▶ **JOB**
Write out the opening lines of the data word for word, up to and including the line with "const yLabeled = [10, 20, 50, 100, 200];", and leave every picture and every later line out.

▶ **SUPPLIED INFORMATION**
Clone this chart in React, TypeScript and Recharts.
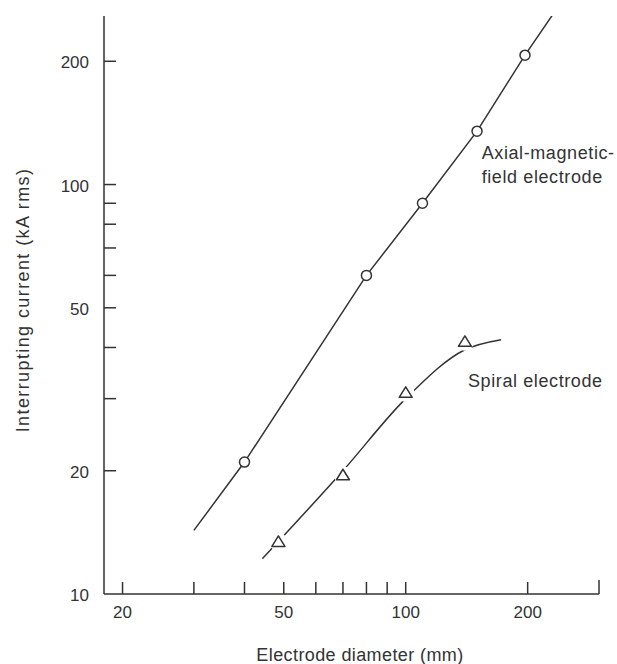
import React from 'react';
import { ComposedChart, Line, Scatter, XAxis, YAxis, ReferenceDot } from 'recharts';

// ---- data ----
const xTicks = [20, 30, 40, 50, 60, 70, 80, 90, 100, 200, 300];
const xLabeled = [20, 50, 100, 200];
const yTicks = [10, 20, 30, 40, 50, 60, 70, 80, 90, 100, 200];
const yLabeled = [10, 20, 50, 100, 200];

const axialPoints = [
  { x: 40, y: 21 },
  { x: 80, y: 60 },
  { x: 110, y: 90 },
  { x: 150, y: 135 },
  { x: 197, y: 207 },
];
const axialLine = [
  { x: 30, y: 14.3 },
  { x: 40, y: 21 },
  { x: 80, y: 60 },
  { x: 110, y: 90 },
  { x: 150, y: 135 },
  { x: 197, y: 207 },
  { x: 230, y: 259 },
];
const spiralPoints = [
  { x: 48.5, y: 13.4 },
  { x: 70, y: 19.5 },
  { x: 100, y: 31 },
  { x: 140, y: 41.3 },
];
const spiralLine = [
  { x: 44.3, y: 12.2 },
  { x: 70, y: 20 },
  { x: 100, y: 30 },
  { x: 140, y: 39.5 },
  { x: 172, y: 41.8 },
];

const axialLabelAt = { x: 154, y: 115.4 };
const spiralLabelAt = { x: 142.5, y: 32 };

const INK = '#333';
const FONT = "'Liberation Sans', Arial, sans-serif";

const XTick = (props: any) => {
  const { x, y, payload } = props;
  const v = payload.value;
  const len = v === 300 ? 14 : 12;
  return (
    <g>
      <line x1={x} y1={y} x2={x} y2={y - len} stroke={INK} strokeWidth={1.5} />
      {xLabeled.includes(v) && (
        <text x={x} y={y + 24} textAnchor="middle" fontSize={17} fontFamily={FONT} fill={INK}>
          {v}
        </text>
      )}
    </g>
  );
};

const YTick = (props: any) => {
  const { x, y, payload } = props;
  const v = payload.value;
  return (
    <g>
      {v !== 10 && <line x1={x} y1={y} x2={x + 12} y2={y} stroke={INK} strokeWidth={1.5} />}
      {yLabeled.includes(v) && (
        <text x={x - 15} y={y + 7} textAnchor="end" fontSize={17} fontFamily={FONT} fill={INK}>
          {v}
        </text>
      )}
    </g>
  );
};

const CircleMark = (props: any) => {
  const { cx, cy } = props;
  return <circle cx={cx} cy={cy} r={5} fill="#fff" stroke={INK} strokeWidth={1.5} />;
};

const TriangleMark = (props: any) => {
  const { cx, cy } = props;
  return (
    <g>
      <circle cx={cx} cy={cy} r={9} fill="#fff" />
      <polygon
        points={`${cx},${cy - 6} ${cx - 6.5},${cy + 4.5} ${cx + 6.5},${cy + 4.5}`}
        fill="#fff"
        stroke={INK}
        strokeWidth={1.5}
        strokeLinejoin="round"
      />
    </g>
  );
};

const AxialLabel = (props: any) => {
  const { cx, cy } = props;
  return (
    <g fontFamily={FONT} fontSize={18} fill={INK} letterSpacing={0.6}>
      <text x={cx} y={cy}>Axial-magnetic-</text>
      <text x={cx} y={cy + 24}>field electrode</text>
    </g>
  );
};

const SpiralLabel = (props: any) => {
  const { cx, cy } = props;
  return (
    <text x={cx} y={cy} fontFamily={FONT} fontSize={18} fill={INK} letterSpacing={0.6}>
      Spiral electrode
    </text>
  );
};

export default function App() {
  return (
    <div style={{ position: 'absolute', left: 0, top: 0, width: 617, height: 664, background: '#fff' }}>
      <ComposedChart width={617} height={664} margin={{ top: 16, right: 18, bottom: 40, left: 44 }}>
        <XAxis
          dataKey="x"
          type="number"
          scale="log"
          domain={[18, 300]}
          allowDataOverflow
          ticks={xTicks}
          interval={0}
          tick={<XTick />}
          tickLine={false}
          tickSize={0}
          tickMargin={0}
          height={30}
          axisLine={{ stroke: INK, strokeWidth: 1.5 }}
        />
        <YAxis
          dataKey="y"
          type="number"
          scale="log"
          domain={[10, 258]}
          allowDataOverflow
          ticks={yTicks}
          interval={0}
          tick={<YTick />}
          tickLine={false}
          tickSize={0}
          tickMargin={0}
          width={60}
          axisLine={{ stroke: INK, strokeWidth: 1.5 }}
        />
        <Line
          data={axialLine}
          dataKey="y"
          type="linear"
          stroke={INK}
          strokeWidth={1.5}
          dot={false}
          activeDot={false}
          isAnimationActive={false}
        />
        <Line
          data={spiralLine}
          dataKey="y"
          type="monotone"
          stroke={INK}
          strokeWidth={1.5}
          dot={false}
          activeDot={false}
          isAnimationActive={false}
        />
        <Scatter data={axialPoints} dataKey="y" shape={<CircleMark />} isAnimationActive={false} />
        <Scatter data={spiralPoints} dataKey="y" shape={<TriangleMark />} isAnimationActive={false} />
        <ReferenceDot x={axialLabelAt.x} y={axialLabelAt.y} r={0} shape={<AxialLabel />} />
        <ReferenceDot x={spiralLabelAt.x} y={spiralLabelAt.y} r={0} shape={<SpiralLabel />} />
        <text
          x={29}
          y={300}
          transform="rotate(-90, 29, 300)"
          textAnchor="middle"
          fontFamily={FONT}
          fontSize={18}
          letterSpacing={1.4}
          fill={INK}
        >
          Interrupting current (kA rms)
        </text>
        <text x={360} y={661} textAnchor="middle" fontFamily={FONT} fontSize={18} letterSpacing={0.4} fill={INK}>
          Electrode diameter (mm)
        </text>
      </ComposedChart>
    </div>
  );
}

▶ **TASK RESULT**
Clone this chart in React, TypeScript and Recharts.
import React from 'react';
import { ComposedChart, Line, Scatter, XAxis, YAxis, ReferenceDot } from 'recharts';

// ---- data ----
const xTicks = [20, 30, 40, 50, 60, 70, 80, 90, 100, 200, 300];
const xLabeled = [20, 50, 100, 200];
const yTicks = [10, 20, 30, 40, 50, 60, 70, 80, 90, 100, 200];
const yLabeled = [10, 20, 50, 100, 200];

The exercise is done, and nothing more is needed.